_What you should do_
Print exactly the lines running from the one that holds "Write a Python" through the one that holds "periods = np.arange(1, 41)", please, and leave the pictures out.

_Data supplied_
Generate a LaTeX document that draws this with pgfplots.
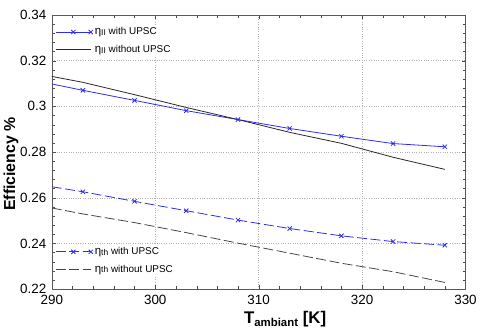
\documentclass[border=0pt]{standalone}
\usepackage{fontspec}
\setmainfont{Liberation Sans}
\usepackage{pgfplots}
\pgfplotsset{compat=1.18}

\definecolor{lineblue}{RGB}{45,45,240}
\definecolor{linegray}{RGB}{40,40,40}
\definecolor{dashgray}{RGB}{70,70,70}

\newcommand{\etasub}[1]{{\fontsize{11.5}{12}\selectfont η}\raisebox{-0.6bp}{\fontsize{8.5}{9}\selectfont #1}}

\pgfplotsset{
  base/.style={
    scale only axis,
    width=415bp, height=275bp,
    xmin=290, xmax=330, ymin=0.22, ymax=0.34,
    /pgf/number format/assume math mode=true,
    legend image code/.code={\draw[mark repeat=2,mark phase=2,##1] plot coordinates {(0bp,0bp) (17.5bp,0bp) (35bp,0bp)};},
    legend cell align=left,
    legend style={draw=none, fill=white, font=\fontsize{10}{12}\selectfont,
      row sep=5bp, inner xsep=1bp, inner ysep=1bp},
  },
}

\begin{document}
\begin{tikzpicture}
\begin{axis}[base, name=main,
  xtick={290,300,...,330},
  ytick={0.22,0.24,...,0.34},
  yticklabel style={/pgf/number format/fixed, /pgf/number format/precision=2},
  minor x tick num=4, minor y tick num=4,
  tick align=inside,
  axis line style={black!65},
  major tick length=4bp, minor tick length=3bp,
  tick style={black!70},
  grid=major,
  major grid style={dotted, black!30},
  ticklabel style={font=\fontsize{13.5}{16}\selectfont},
  xticklabel style={yshift=-3bp},
  yticklabel style={xshift=-2bp},
  xlabel={\bfseries\fontsize{17}{19}\selectfont T\raisebox{-3bp}{\fontsize{11.5}{12}\selectfont ambiant} [K]},
  ylabel={\bfseries Efficiency \%},
  xlabel style={at={(axis description cs:0.564,-0.108)}, anchor=center},
  ylabel style={font=\fontsize{16}{18}\selectfont, at={(axis description cs:-0.0988,0.456)}, anchor=center},
  legend style={at={(axis description cs:0.006,0.965)}, anchor=north west},
]
\addplot[lineblue, line width=0.8bp, mark=x, mark size=3bp, mark indices={2,3,4,5,6,7,8,9}] coordinates {
(290,0.3098) (293,0.3070) (298,0.3026) (303,0.2981) (308,0.2942)
(313,0.2903) (318,0.2869) (323,0.2837) (328,0.2823)};
\addlegendentry{\etasub{II} with UPSC}
\addplot[linegray, line width=0.8bp] coordinates {
(290,0.3131) (293,0.3105) (298,0.3051) (303,0.2995) (308,0.2942)
(313,0.2886) (318,0.2838) (323,0.2777) (328,0.2724)};
\addlegendentry{\etasub{II} without UPSC}
\end{axis}
\begin{axis}[base, hide axis,
  legend style={at={(axis description cs:0.006,0.044)}, anchor=south west},
]
\addplot[lineblue, line width=0.8bp, dash pattern=on 10bp off 3.5bp, mark=x, mark size=3bp, mark options={solid}, mark indices={2,3,4,5,6,7,8,9}] coordinates {
(290,0.2648) (293,0.2626) (298,0.2584) (303,0.2543) (308,0.2502)
(313,0.2465) (318,0.2433) (323,0.2408) (328,0.2392)};
\addlegendentry{\etasub{th} with UPSC}
\addplot[dashgray, line width=0.8bp, dash pattern=on 10bp off 3.5bp] coordinates {
(290,0.2555) (293,0.2529) (298,0.2491) (303,0.2447) (308,0.2401)
(313,0.2357) (318,0.2313) (323,0.2276) (328,0.2229)};
\addlegendentry{\etasub{th} without UPSC}
\end{axis}
\path ([shift={(-52bp,-47bp)}]main.south west) rectangle ([shift={(13bp,15bp)}]main.north east);
\end{tikzpicture}
\end{document}
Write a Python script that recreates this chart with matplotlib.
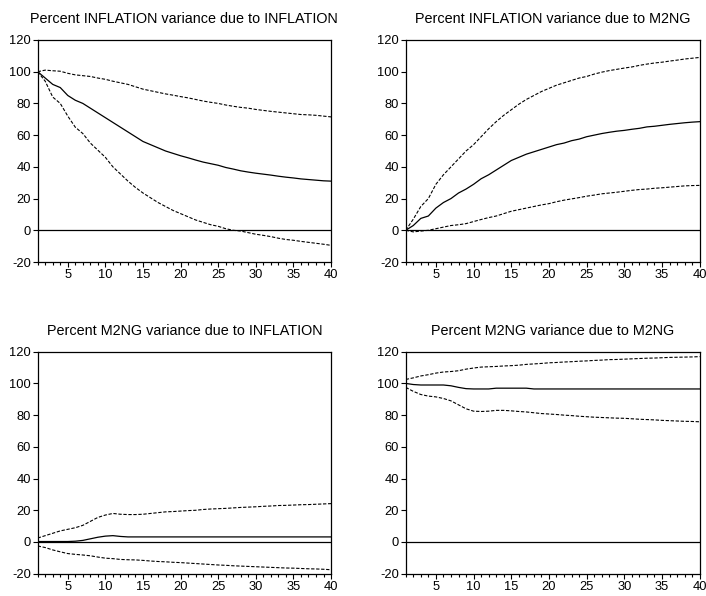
import numpy as np
import matplotlib
matplotlib.use("Agg")
import matplotlib.pyplot as plt
from matplotlib.ticker import MultipleLocator

plt.rcParams['font.family'] = ['Liberation Sans', 'DejaVu Sans']
plt.rcParams['axes.unicode_minus'] = False

periods = np.arange(1, 41)

# Percent INFLATION variance due to INFLATION
inf_inf = [100, 96, 92, 90, 85, 82, 80, 77, 74, 71, 68, 65, 62, 59, 56, 54, 52, 50, 48.5, 47,
           45.7, 44.3, 43, 42, 41, 39.6, 38.6, 37.5, 36.7, 36, 35.4, 34.8, 34.1, 33.5, 33, 32.4, 32, 31.6, 31.2, 31]
inf_inf_hi = [100, 101, 100.6, 100.3, 99, 98, 97.5, 97, 96, 95.2, 94, 93, 92, 90.5, 89, 88, 87, 86, 85.2, 84.3,
              83.5, 82.5, 81.5, 80.7, 80, 79, 78.2, 77.5, 77, 76.2, 75.6, 75, 74.5, 74, 73.5, 73, 72.8, 72.5, 72, 71.5]
inf_inf_lo = [100, 94, 84, 80, 72, 65, 61, 55, 50.5, 46, 40, 35.5, 31, 27, 23.5, 20.5, 17.5, 15, 12.5, 10.5,
              8.5, 6.5, 5, 3.5, 2.5, 1, 0, -0.5, -1.5, -2.5, -3.2, -4, -5, -5.8, -6.3, -7, -7.6, -8.2, -8.8, -9.5]

# Percent INFLATION variance due to M2NG
inf_m2 = [0, 3, 7.5, 9, 14, 17.5, 20, 23.5, 26, 29, 32.5, 35, 38, 41, 44, 46, 48, 49.5, 51, 52.5,
          54, 55, 56.5, 57.5, 59, 60, 61, 61.8, 62.5, 63, 63.7, 64.3, 65.2, 65.6, 66.2, 66.8, 67.3, 67.8, 68.2, 68.5]
inf_m2_hi = [0, 7, 15, 20, 29, 35, 40, 45, 50, 54, 59, 64, 68.5, 72.5, 76, 79.5, 82.5, 85, 87.5, 89.5,
             91.5, 93, 94.5, 96, 97, 98.5, 99.7, 100.7, 101.5, 102.3, 103, 104, 104.8, 105.5, 106, 106.7, 107.3, 108, 108.5, 109]
inf_m2_lo = [0, -1, -0.5, 0, 1, 2, 3, 3.5, 4.2, 5.5, 6.8, 8, 9, 10.5, 12, 13, 14, 15, 16, 16.8,
             18, 19, 19.8, 20.6, 21.5, 22.2, 23, 23.5, 24, 24.6, 25.2, 25.7, 26, 26.5, 26.8, 27.2, 27.6, 28, 28.2, 28.3]

# Percent M2NG variance due to INFLATION
m2_inf = [0.3, 0.3, 0.3, 0.3, 0.3, 0.5, 1, 2, 3, 3.7, 4, 3.5, 3.2, 3.2, 3.2, 3.2, 3.2, 3.2, 3.2, 3.2,
          3.2, 3.2, 3.2, 3.2, 3.2, 3.2, 3.2, 3.2, 3.2, 3.2, 3.2, 3.2, 3.2, 3.2, 3.2, 3.2, 3.2, 3.2, 3.2, 3.2]
m2_inf_hi = [2.5, 4, 5.5, 7, 8, 9, 10.5, 13, 15.5, 17, 18, 17.5, 17.3, 17.3, 17.5, 18, 18.5, 19, 19.2, 19.5,
             19.8, 20, 20.5, 20.8, 21, 21.2, 21.5, 21.8, 22, 22.2, 22.5, 22.7, 23, 23.1, 23.3, 23.5, 23.6, 23.8, 24, 24.2]
m2_inf_lo = [-2.5, -3.5, -5, -6.2, -7.3, -7.8, -8.2, -8.7, -9.5, -10.2, -10.5, -11, -11.2, -11.3, -11.6, -12, -12.3, -12.5, -12.8, -13,
             -13.3, -13.6, -13.9, -14.2, -14.5, -14.7, -15, -15.2, -15.4, -15.6, -15.8, -16, -16.2, -16.4, -16.5, -16.7, -16.9, -17, -17.2, -17.5]

# Percent M2NG variance due to M2NG
m2_m2 = [100, 99.3, 99, 99, 99, 99, 98.5, 97.5, 96.7, 96.5, 96.5, 96.5, 97, 97, 97, 97, 97, 96.5, 96.5, 96.5,
         96.5, 96.5, 96.5, 96.5, 96.5, 96.5, 96.5, 96.5, 96.5, 96.5, 96.5, 96.5, 96.5, 96.5, 96.5, 96.5, 96.5, 96.5, 96.5, 96.5]
m2_m2_hi = [102.5, 103.5, 104.7, 105.5, 106.5, 107.2, 107.5, 108, 109, 109.7, 110.3, 110.5, 110.7, 111, 111.2, 111.5, 112, 112.3, 112.6, 113,
            113.2, 113.5, 113.7, 114, 114.2, 114.5, 114.7, 115, 115.1, 115.3, 115.5, 115.7, 115.9, 116, 116.2, 116.4, 116.5, 116.6, 116.7, 116.9]
m2_m2_lo = [97.5, 95, 93, 92, 91.5, 90.5, 89, 86.5, 84, 82.5, 82.3, 82.5, 83, 83, 82.7, 82.3, 82, 81.5, 81, 80.7,
            80.4, 80, 79.7, 79.3, 79, 78.7, 78.5, 78.3, 78.1, 78, 77.7, 77.4, 77.2, 77, 76.7, 76.5, 76.3, 76.1, 76, 75.8]

titles = ["Percent INFLATION variance due to INFLATION",
          "Percent INFLATION variance due to M2NG",
          "Percent M2NG variance due to INFLATION",
          "Percent M2NG variance due to M2NG"]
panels = [(inf_inf, inf_inf_hi, inf_inf_lo),
          (inf_m2, inf_m2_hi, inf_m2_lo),
          (m2_inf, m2_inf_hi, m2_inf_lo),
          (m2_m2, m2_m2_hi, m2_m2_lo)]

# axes boxes in figure fractions [left, bottom, width, height]
boxes = [[0.0534, 0.5604, 0.4155, 0.3725],
         [0.5747, 0.5604, 0.4164, 0.3725],
         [0.0534, 0.0374, 0.4155, 0.3725],
         [0.5747, 0.0374, 0.4164, 0.3725]]

fig = plt.figure(figsize=(7.06, 5.96), dpi=100)

for box, title, (mid, hi, lo) in zip(boxes, titles, panels):
    ax = fig.add_axes(box)
    ax.axhline(0, color='black', lw=0.9)
    ax.plot(periods, mid, color='black', lw=0.9)
    ax.plot(periods, hi, color='black', lw=0.8, ls=(0, (3, 1.5)))
    ax.plot(periods, lo, color='black', lw=0.8, ls=(0, (3, 1.5)))
    ax.set_xlim(1, 40)
    ax.set_ylim(-20, 120)
    ax.set_xticks([5, 10, 15, 20, 25, 30, 35, 40])
    ax.xaxis.set_minor_locator(MultipleLocator(1))
    ax.set_yticks(range(-20, 121, 20))
    ax.tick_params(which='major', direction='out', length=3.5, width=0.8, labelsize=9.3, pad=1.5)
    ax.tick_params(which='minor', direction='out', length=2.5, width=0.8)
    for s in ax.spines.values():
        s.set_linewidth(0.9)
    ax.set_title(title, fontsize=10.4, pad=12)

fig.savefig("out.png", dpi=100)
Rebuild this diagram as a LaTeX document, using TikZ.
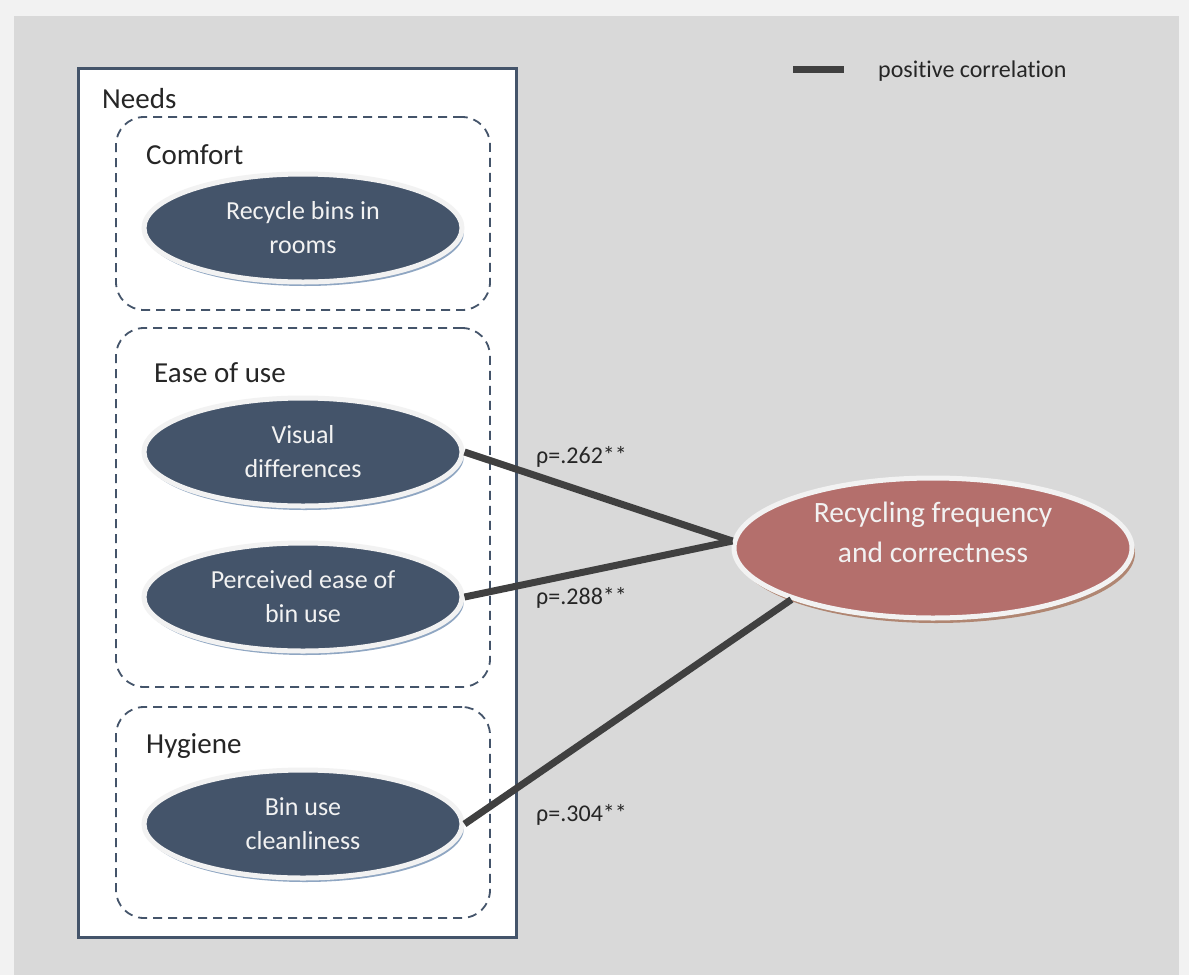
\documentclass[tikz,border=0pt]{standalone}
\usepackage{fontspec}
\setmainfont{Carlito}[Ligatures=CommonOff]
\usetikzlibrary{shapes.geometric,shadows,positioning}
\definecolor{pagegray}{HTML}{D9D9D9}
\definecolor{rimgray}{HTML}{F2F2F2}
\definecolor{slate}{HTML}{44546A}
\definecolor{slateshadow}{HTML}{8FA6C2}
\definecolor{rosered}{HTML}{B46F6C}
\definecolor{roseshadow}{HTML}{B08672}
\definecolor{corrgray}{HTML}{404040}
\tikzstyle{need}=[
  ellipse, draw=rimgray, line width=5pt, fill=slate,
  minimum width=318pt, minimum height=108pt, inner sep=0pt,
  text=rimgray, align=center,
  font=\fontsize{26}{34}\selectfont,
  drop shadow={shadow xshift=2pt, shadow yshift=-4pt,
    fill=slateshadow, opacity=1}
]
\tikzstyle{outcome}=[
  ellipse, draw=rimgray, line width=5pt, fill=rosered,
  minimum width=398pt, minimum height=140pt, inner sep=0pt,
  drop shadow={shadow xshift=3pt, shadow yshift=-5pt,
    fill=roseshadow, opacity=1}
]
\tikzstyle{outcometext}=[
  inner sep=0pt, text=rimgray, align=center,
  font=\fontsize{29.5}{40}\selectfont
]
\tikzstyle{group}=[
  draw=slate, line width=1.8pt, dash pattern=on 9pt off 6pt,
  rounded corners=28pt, inner sep=0pt
]
\tikzstyle{heading}=[anchor=west, inner sep=0pt, text=black!85,
  font=\fontsize{29}{34}\selectfont]
\begin{document}
\begin{tikzpicture}[x=1pt, y=-1pt,
    corr/.style={draw=corrgray, line width=7pt},
    rho/.style={anchor=west, inner sep=0pt, text=black!85,
      font=\fontsize{24}{28}\selectfont}]
  % page and background
  \fill[rimgray] (0,0) rectangle (1189,975);
  \fill[pagegray] (14,16) rectangle (1179,975);
  \useasboundingbox (0,0) rectangle (1189,975);
  % needs frame
  \node[draw=slate, line width=3pt, fill=white, inner sep=0pt,
    minimum width=438pt, minimum height=869pt] (needs) at (297.5,502.5) {};
  \node[heading] (needslbl) at (102,99) {Needs};
  % groups
  \node[group, minimum width=374pt, minimum height=193pt] (comfort) at (303,213.5) {};
  \node[heading] (comfortlbl) at (146,155) {Comfort};
  \node[group, minimum width=374pt, minimum height=359pt] (ease) at (303,507.5) {};
  \node[heading] (easelbl) at (154,373) {Ease of use};
  \node[group, minimum width=374pt, minimum height=211pt] (hygiene) at (303,812.5) {};
  \node[heading] (hygienelbl) at (146,746) {Hygiene};
  % needs ellipses
  \node[need] (rooms) at (303,228) {Recycle bins in\\rooms};
  \node[need] (visual) at (303,452) {Visual\\differences};
  \node[need] (ease use) at (303,597) {Perceived ease of\\bin use};
  \node[need] (clean) at (303,824) {Bin use\\cleanliness};
  % outcome
  \node[outcome] (recycling) at (933,548) {};
  \node[outcometext] (recyclinglbl) at ([yshift=16pt]recycling.center)
    {Recycling frequency\\and correctness};
  % correlations
  \draw[corr] (visual.east) -- (recycling.178);
  \draw[corr] (ease use.east) -- (recycling.178);
  \draw[corr] (clean.east) -- (recycling.200);
  \node[rho] (rho1) at (536,457) {ρ=.262**};
  \node[rho] (rho2) at (536,598) {ρ=.288**};
  \node[rho] (rho3) at (536,815) {ρ=.304**};
  % legend
  \coordinate (legstart) at (793,69);
  \coordinate (legend) at (844,69);
  \draw[corr] (legstart) -- (legend);
  \node[rho] (legtext) at (878,71) {positive correlation};
\end{tikzpicture}
\end{document}
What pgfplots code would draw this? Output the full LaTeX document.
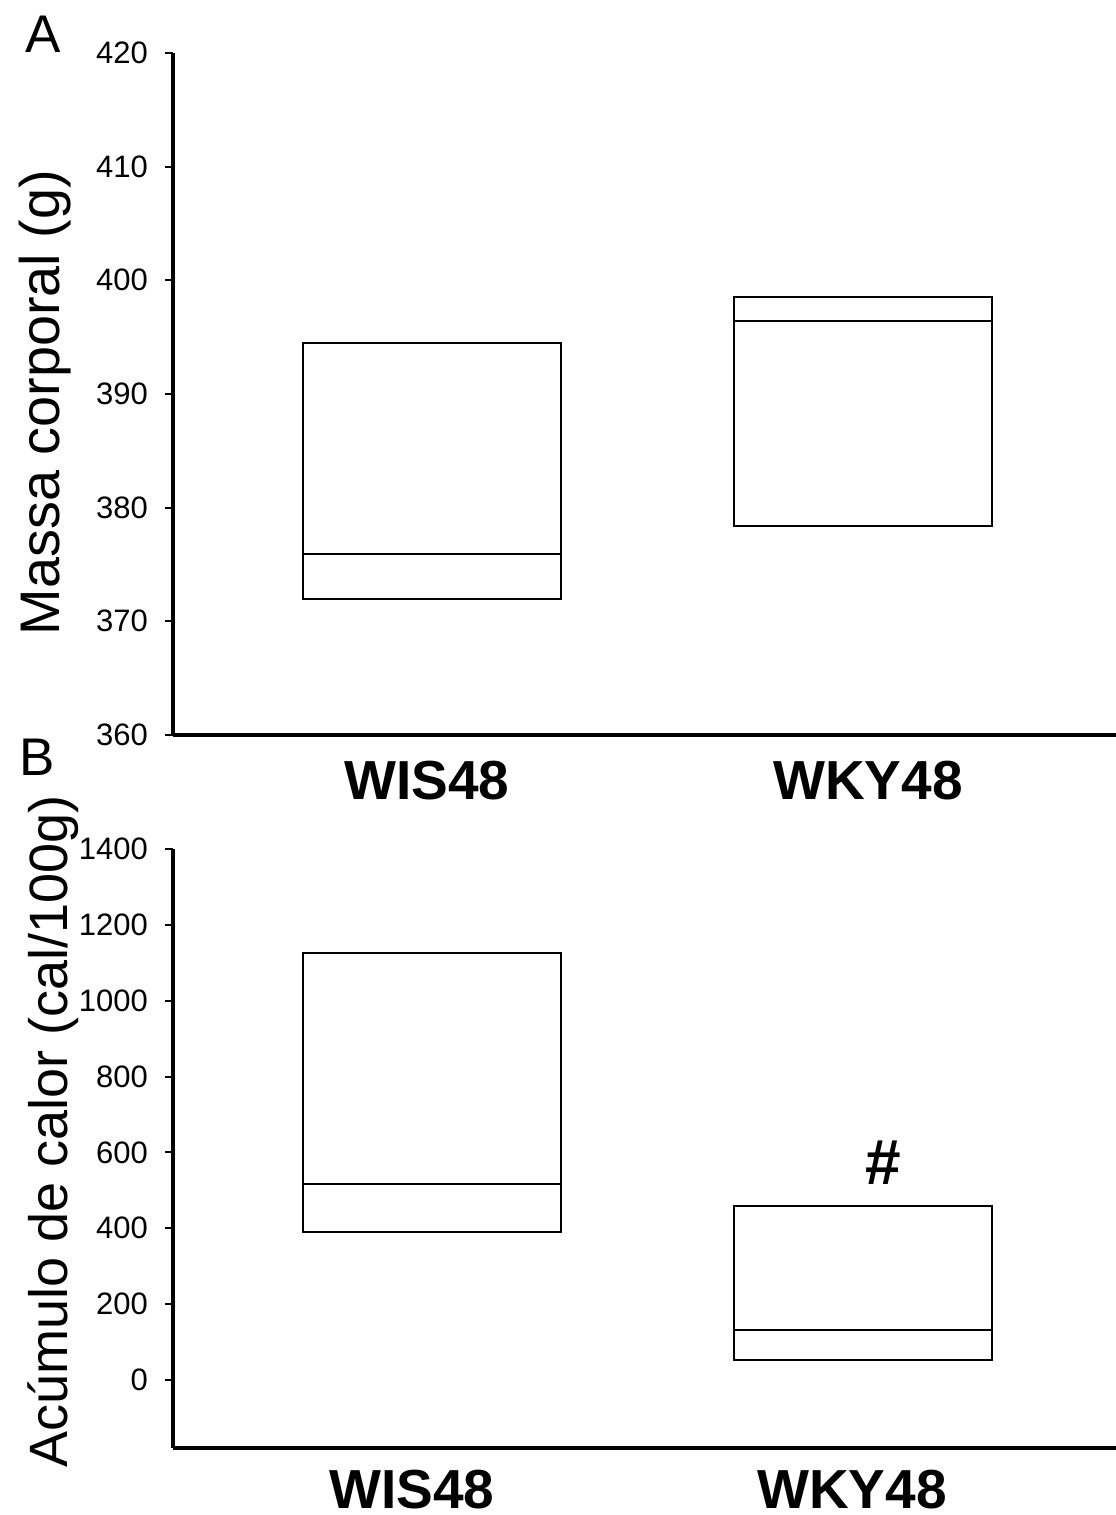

_Reply to the task_
Write a Python script that recreates this chart with matplotlib.
import numpy as np
import matplotlib
matplotlib.use("Agg")
import matplotlib.pyplot as plt
from matplotlib.ticker import MultipleLocator

plt.rcParams['font.family'] = ['Liberation Sans', 'DejaVu Sans']
plt.rcParams['axes.unicode_minus'] = False

periods = np.arange(1, 41)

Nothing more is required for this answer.